Bredere belangstelling

//Bredere belangstelling

Bredere belangstelling

In de maand augustus heb ik het ontstaan en de werking van de Proeftuin uitgelegd aan een landbouwdelegatie uit Benin. Mijn Frans moest daarbij wel wat worden afgestoft, maar we begrepen elkaar gelukkig goed. Hun directe belangstelling ging uit naar hoe onderzoek en wetenschap dicht bij de boerenpraktijk van alledag zijn te brengen, en andersom. De combinatie van onderzoek met praktijktoepassingen via pilotveehouders paste daar goed bij. Dat vervolgens beleid daar dan ook weer een rol bij heeft konden ze goed plaatsen. Bredere belangstelling ervaren we ook vanuit andere provincies in Nederland. Met het langer uitblijven van de PAS, de gesneuvelde stikstofkaders en de vraag of er voldoende ontwikkelruimte blijft, krijgt vooral het verzilvertraject van de Proeftuin meer aandacht. Binnen dit traject werken we aan extra maatregelen die veehouders in Overijssel kunnen gebruiken bij de NB-wetvergunningaanvraag. Hoe werkt dat nou in deze provincie, welke maatregelen komen er voor in aanmerking en blijft de Proeftuin gefocust op individuele bedrijfsvoering? Relevante vragen die allemaal beantwoord worden. Niet altijd is het antwoord naar volle tevredenheid, maar binnen een proeftuin zorgen de ontwikkelingen in de omgeving telkens voor nieuwe aandachtspunten.

Zo richten we ons bij het verzilveren van de maatregelen op het bevoegd gezag voor de NB-wetvergunning, en dat is de Provincie Overijssel. Samen met hen is het verzilvertraject opgezet, met daarbij de inzet van de provinciale Commissie van Deskundigen. Het gebruik van verzilverde maatregelen wordt toegestaan bij de aanvraag van een NB-wetvergunning. Dat gegeven begint door te dringen bij aanvragers en adviseurs. Alleen, veelal wordt een aanvraag gecombineerd met een aanvraag voor een omgevingsvergunning. En daar knelt het een en ander, want het referentiekader van de gemeente c.q. omgevingsdiensten is de landelijke RAV-lijst (Besluit Huisvesting). Met andere woorden, bij de aanvraag van een omgevingsvergunning is (nog) geen ruimte voor niet-stalmaatregelen. Hierdoor komen in Overijssel twee wettelijke kaders, de NB-wetvergunning en omgevingsvergunning, met verschillende uitgangspunten in feite op één gemeentelijk handhavingsbordje te liggen. Ook als de PAS er is, blijft deze discussie relevant bij het aanvragen van een vergunning.
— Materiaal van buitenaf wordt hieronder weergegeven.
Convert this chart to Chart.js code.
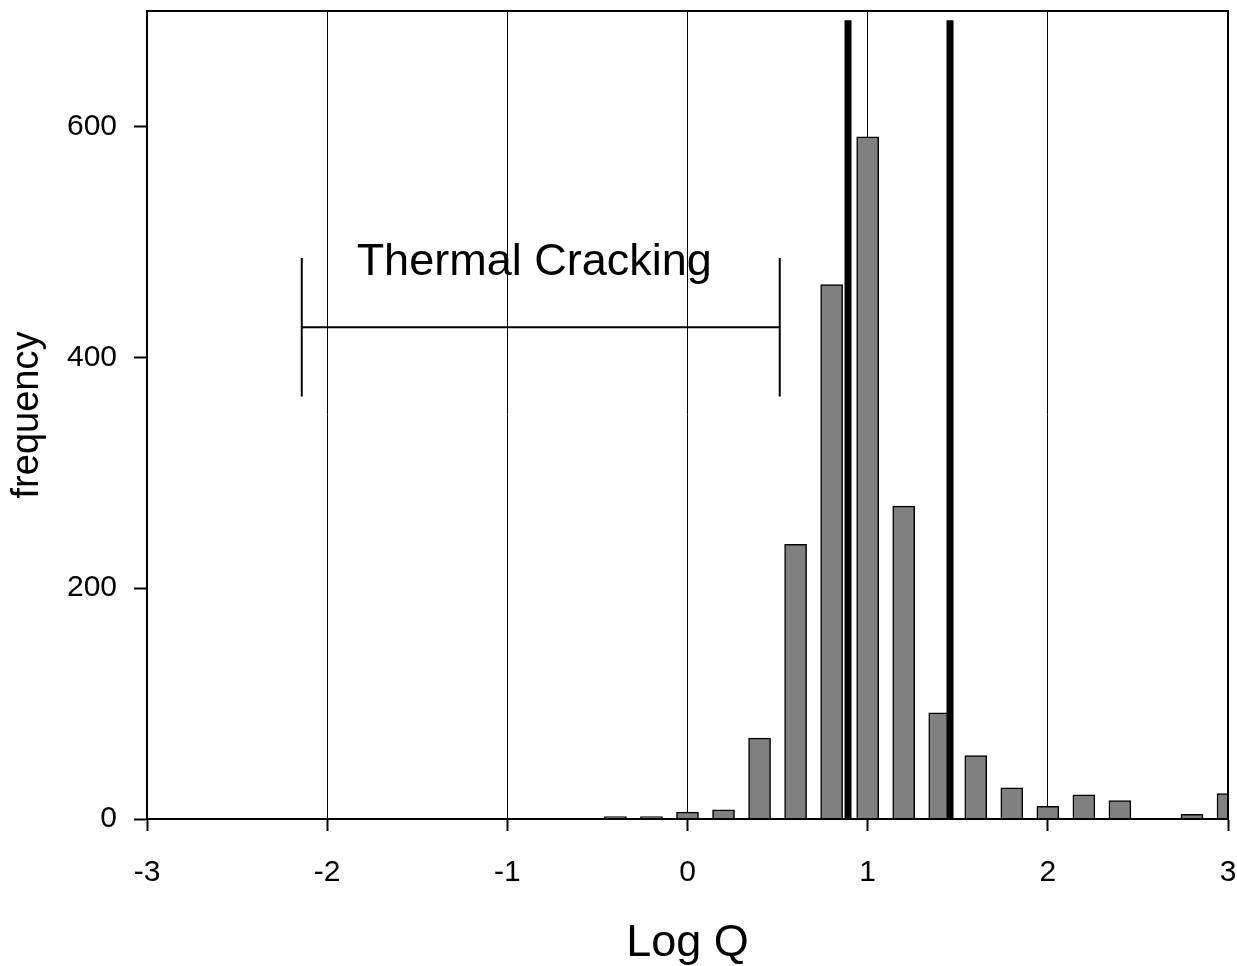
<!DOCTYPE html>
<html>
<head>
<meta charset="utf-8">
<script src="https://cdn.jsdelivr.net/npm/chart.js@4"></script>
<style>
  body { margin: 0; background: #fff; }
  #wrap { width: 1237px; height: 966px; }
</style>
</head>
<body>
<div id="wrap"><canvas id="histChart"></canvas></div>
<script>
// histogram of Log Q (bin centres) and counts
const binCentres = [-0.4, -0.2, 0, 0.2, 0.4, 0.6, 0.8, 1.0, 1.2, 1.4, 1.6, 1.8, 2.0, 2.2, 2.4, 2.6, 2.8, 3.0];
const frequencies = [2, 2, 6, 8, 70, 238, 463, 591, 271, 92, 55, 27, 11, 21, 16, 0, 4, 22];

// the two thick marker lines
const markerX = [0.891, 1.457];
const markerTop = 692;

// "Thermal Cracking" range bracket
const bracketFrom = -2.141;
const bracketTo = 0.512;
const bracketLevel = 426;
const bracketLow = 366;
const bracketHigh = 486;
const labelText = 'Thermal Cracking';
const labelX = -0.851;
const labelY = 471;

const xTicks = [-3, -2, -1, 0, 1, 2, 3];
const yTicks = [0, 200, 400, 600];

const FONT = '"Liberation Sans", Arial, sans-serif';
Chart.defaults.font.family = FONT;
Chart.defaults.color = '#000';

const histData = binCentres.map((x, i) => ({ x: x, y: frequencies[i] }));

function segment(x1, y1, x2, y2, width, order) {
    return {
        type: 'line',
        data: [{ x: x1, y: y1 }, { x: x2, y: y2 }],
        borderColor: '#000',
        borderWidth: width,
        borderCapStyle: 'butt',
        pointRadius: 0,
        fill: false,
        order: order
    };
}

const datasets = [
    {
        type: 'bar',
        data: histData,
        backgroundColor: '#808080',
        borderColor: '#000',
        borderWidth: 1.5,
        barThickness: 22,
        clip: 0,
        order: 2
    }
];
markerX.forEach(mx => datasets.push(segment(mx, 0, mx, markerTop, 7, 0)));
datasets.push(segment(bracketFrom, bracketLevel, bracketTo, bracketLevel, 2, 1));
datasets.push(segment(bracketFrom, bracketLow, bracketFrom, bracketHigh, 2, 1));
datasets.push(segment(bracketTo, bracketLow, bracketTo, bracketHigh, 2, 1));

// frame round the plot + the annotation text
const extras = {
    id: 'extras',
    afterDatasetsDraw(chart) {
        const { ctx, chartArea: a, scales: { x, y } } = chart;
        ctx.save();
        ctx.strokeStyle = '#000';
        ctx.lineWidth = 2;
        ctx.strokeRect(a.left, a.top, a.right - a.left, a.bottom - a.top);
        ctx.fillStyle = '#000';
        ctx.font = '45px ' + FONT;
        ctx.textAlign = 'center';
        ctx.textBaseline = 'alphabetic';
        ctx.fillText(labelText, x.getPixelForValue(labelX), y.getPixelForValue(labelY));
        ctx.restore();
    }
};

new Chart(document.getElementById('histChart'), {
    type: 'bar',
    data: { datasets: datasets },
    options: {
        responsive: true,
        maintainAspectRatio: false,
        animation: false,
        layout: { padding: { top: 11, right: 9, left: 0, bottom: 0 } },
        plugins: {
            legend: { display: false },
            tooltip: { enabled: false }
        },
        scales: {
            x: {
                type: 'linear',
                min: -3,
                max: 3,
                offset: false,
                afterFit: s => {
                    s.height = 147;
                    s.paddingLeft = 0;
                    s.paddingRight = 0;
                },
                afterBuildTicks: s => { s.ticks = xTicks.map(v => ({ value: v })); },
                grid: {
                    offset: false,
                    color: '#000',
                    lineWidth: 1,
                    tickLength: 12,
                    tickWidth: 2,
                    tickColor: '#000'
                },
                border: { color: '#000', width: 2 },
                ticks: {
                    font: { size: 30 },
                    padding: 24,
                    maxRotation: 0
                },
                title: {
                    display: true,
                    text: 'Log Q',
                    font: { size: 45, lineHeight: 1 },
                    padding: { top: 0, bottom: 0 }
                }
            },
            y: {
                type: 'linear',
                min: 0,
                max: 700,
                afterFit: s => {
                    s.width = 147;
                    s.paddingTop = 0;
                    s.paddingBottom = 0;
                },
                afterBuildTicks: s => { s.ticks = yTicks.map(v => ({ value: v })); },
                grid: {
                    drawOnChartArea: false,
                    tickLength: 13,
                    tickWidth: 2,
                    tickColor: '#000'
                },
                border: { color: '#000', width: 2 },
                ticks: {
                    font: { size: 30 },
                    padding: 17
                },
                title: {
                    display: true,
                    text: 'frequency',
                    font: { size: 38, lineHeight: 1.2 },
                    padding: { top: 5, bottom: 0 }
                }
            }
        }
    },
    plugins: [extras]
});
</script>
</body>
</html>
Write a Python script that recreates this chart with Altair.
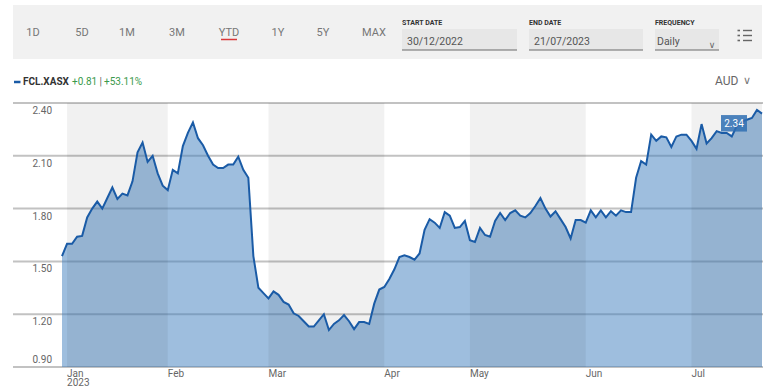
import altair as alt
import pandas as pd

# ---------------- data ----------------
values = [
    1.53, 1.60, 1.60, 1.64, 1.645, 1.75, 1.80, 1.84, 1.80, 1.86,
    1.92, 1.855, 1.885, 1.875, 1.955, 2.12, 2.175, 2.065, 2.10, 2.00,
    1.93, 1.905, 2.02, 2.00, 2.155, 2.23, 2.29, 2.20, 2.16, 2.10,
    2.05, 2.03, 2.03, 2.05, 2.05, 2.095, 2.02, 1.975, 1.53, 1.35,
    1.32, 1.29, 1.33, 1.31, 1.27, 1.255, 1.205, 1.19, 1.16, 1.13,
    1.13, 1.165, 1.20, 1.11, 1.145, 1.165, 1.195, 1.16, 1.115, 1.155,
    1.155, 1.145, 1.26, 1.34, 1.355, 1.40, 1.455, 1.525, 1.535, 1.525,
    1.51, 1.545, 1.68, 1.74, 1.72, 1.69, 1.78, 1.76, 1.69, 1.695,
    1.73, 1.62, 1.61, 1.69, 1.65, 1.64, 1.73, 1.775, 1.735, 1.775,
    1.79, 1.76, 1.75, 1.775, 1.815, 1.86, 1.80, 1.755, 1.785, 1.74,
    1.695, 1.63, 1.735, 1.735, 1.72, 1.79, 1.75, 1.79, 1.75, 1.785,
    1.76, 1.79, 1.78, 1.78, 1.975, 2.07, 2.05, 2.22, 2.185, 2.21,
    2.205, 2.15, 2.21, 2.22, 2.22, 2.185, 2.14, 2.28, 2.17, 2.20,
    2.24, 2.23, 2.23, 2.21, 2.27, 2.295, 2.305, 2.315, 2.36, 2.34,
]
month_names = ["Jan", "Feb", "Mar", "Apr", "May", "Jun", "Jul"]
month_start = [1, 21, 41, 64, 81, 104, 125]   # trading-day index of first session
last_index = len(values) - 1
y_ticks = [0.90, 1.20, 1.50, 1.80, 2.10, 2.40]
buttons = ["1D", "5D", "1M", "3M", "YTD", "1Y", "5Y", "MAX"]

df = pd.DataFrame({"idx": list(range(len(values))), "value": values})
months = pd.DataFrame({
    "name": month_names,
    "start": month_start,
    "end": month_start[1:] + [last_index],
    "shade": [i % 2 == 0 for i in range(len(month_names))],
})
ticks = pd.DataFrame({"value": y_ticks})

# ---------------- layout ----------------
L, T, W, H = 62, 103, 700, 264
FONT = "Roboto, sans-serif"
ONE = alt.Data(values=[{"a": 1}])

xs = alt.Scale(domain=[0, last_index], nice=False, zero=False)
ys = alt.Scale(domain=[0.9, 2.4], nice=False, zero=False)


def px(x):
    return alt.value(x - L)


def py(y):
    return alt.value(y - T)


def txt(s, x, y, size=11, color="#666", align="left", weight="normal", font=FONT):
    return alt.Chart(ONE).mark_text(
        text=s, align=align, baseline="middle", fontSize=size, color=color,
        fontWeight=weight, font=font,
    ).encode(x=px(x), y=py(y))


def box(x1, x2, y1, y2, fill, **kw):
    return alt.Chart(ONE).mark_rect(fill=fill, **kw).encode(
        x=px(x1), x2=px(x2), y=py(y1), y2=py(y2))


def hline(x1, x2, y, color, w):
    return alt.Chart(ONE).mark_rule(color=color, strokeWidth=w).encode(
        x=px(x1), x2=px(x2), y=py(y))


X = alt.X("idx:Q", scale=xs, axis=None)
Y = alt.Y("value:Q", scale=ys, axis=None)

grid = alt.Chart(ticks).mark_rule(color="#c2c2c2", strokeWidth=2).encode(
    y=alt.Y("value:Q", scale=ys, axis=None), x=alt.value(-49), x2=alt.value(W + 1))

area = alt.Chart(df).mark_area(color="#3d7dbe", opacity=0.5).encode(
    x=X, y=Y, y2=alt.datum(0.9))

shade = alt.Chart(months).transform_filter("datum.shade").mark_rect(
    color="#000", opacity=0.055).encode(
    x=alt.X("start:Q", scale=xs, axis=None), x2="end:Q",
    y=alt.value(0), y2=alt.value(H))

line = alt.Chart(df).mark_line(color="#1a5ba6", strokeWidth=2).encode(x=X, y=Y)

last = alt.Chart(df).transform_filter(f"datum.idx == {last_index}")
last_box = last.mark_rect(
    color="#2f6fb3", opacity=0.85, xOffset=-41, x2Offset=-15, yOffset=1.5, y2Offset=18,
).encode(x=X, x2="idx:Q", y=Y, y2="value:Q")
last_txt = last.mark_text(
    color="white", fontSize=10, font=FONT, dx=-28, dy=10, align="center", baseline="middle",
).encode(x=X, y=Y, text=alt.Text("value:Q", format=".2f"))

ylab_hi = alt.Chart(ticks).transform_filter("datum.value > 1").mark_text(
    align="right", baseline="middle", fontSize=10, color="#666", font=FONT, dy=8,
).encode(y=alt.Y("value:Q", scale=ys, axis=None), x=alt.value(-10),
         text=alt.Text("value:Q", format=".2f"))
ylab_lo = alt.Chart(ticks).transform_filter("datum.value < 1").mark_text(
    align="right", baseline="middle", fontSize=10, color="#666", font=FONT, dy=-7,
).encode(y=alt.Y("value:Q", scale=ys, axis=None), x=alt.value(-10),
         text=alt.Text("value:Q", format=".2f"))

xlab = alt.Chart(months).mark_text(
    align="left", baseline="middle", fontSize=10, color="#666", font=FONT, dx=0,
).encode(x=alt.X("start:Q", scale=xs, axis=None), y=alt.value(H + 6.5), text="name:N")
year_lab = alt.Chart(months).transform_filter("datum.name == 'Jan'").mark_text(
    align="left", baseline="middle", fontSize=10, color="#666", font=FONT, text="2023",
).encode(x=alt.X("start:Q", scale=xs, axis=None), y=alt.value(H + 16))

layers = [grid, area, shade, line, last_box, last_txt, ylab_hi, ylab_lo, xlab, year_lab]

# ---------------- toolbar ----------------
layers.append(box(13, 762, 5, 59, "#f1f1f1"))
btn_x = [33, 82, 127, 177, 229, 278, 323, 374]
for b, bx in zip(buttons, btn_x):
    layers.append(txt(b, bx, 33, size=11, color="#777", align="center"))
layers.append(hline(221, 237, 39.5, "#d9383a", 1.5))

fields = [("START DATE", "30/12/2022", 402, 517),
          ("END DATE", "21/07/2023", 529, 643),
          ("FREQUENCY", "Daily", 655, 719)]
for lab, val, x1, x2 in fields:
    layers.append(box(x1, x2, 29, 50, "#e7e7e7"))
    layers.append(hline(x1, x2, 50, "#6a6a6a", 1.2))
    layers.append(txt(lab, x1, 22.5, size=7, color="#333", weight="bold"))
    layers.append(txt(val, x1 + 5 if lab != "FREQUENCY" else x1 + 2, 42, size=10.5, color="#555"))
layers.append(txt("∨", 712, 45, size=9, color="#666", align="center", font="DejaVu Sans"))
for yy in (30.5, 35.5, 40.5):
    layers.append(hline(737.5, 740, yy, "#666", 1.6))
    layers.append(hline(743, 752, yy, "#666", 1.4))

# ---------------- legend row ----------------
layers.append(hline(14, 20.5, 82, "#1a5ba6", 2.5))
layers.append(txt("FCL.XASX", 23, 82, size=10, color="#333", weight="bold"))
layers.append(txt("+0.81", 72, 82, size=10, color="#3a9a4c"))
layers.append(txt("|", 99.5, 82, size=10, color="#666"))
layers.append(txt("+53.11%", 104, 82, size=10, color="#3a9a4c"))
layers.append(txt("AUD", 715, 81, size=12, color="#666"))
layers.append(txt("∨", 747, 81, size=11, color="#777", align="center", font="DejaVu Sans"))

chart = alt.layer(*layers).properties(
    width=W, height=H,
    padding={"left": L, "top": T, "right": 780 - L - W, "bottom": 388 - T - H},
    autosize=alt.AutoSizeParams(type="none"),
).configure_view(strokeWidth=0)

chart.save("out.html", embed_options={"renderer": "svg", "actions": False})
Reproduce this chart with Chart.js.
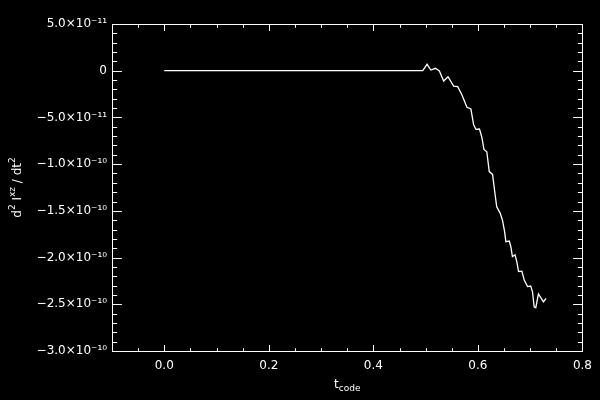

Inmiddels is een landelijke Commissie van Deskundigen voor een nader te ontwikkelen PAS-lijst aangesteld en gaat de Proeftuin proberen zo snel mogelijk de verzilverde maatregelen ook via die lijn een erkende status te geven. Dan kunnen zowel gemeenten als andere provincies er vervolgens gebruik van maken. Resultaten van de Proeftuin komen dan beschikbaar voor ondernemers in heel Nederland. Van bredere belangstelling naar bredere toepassingsmogelijkheden, dat is een mooi gegeven.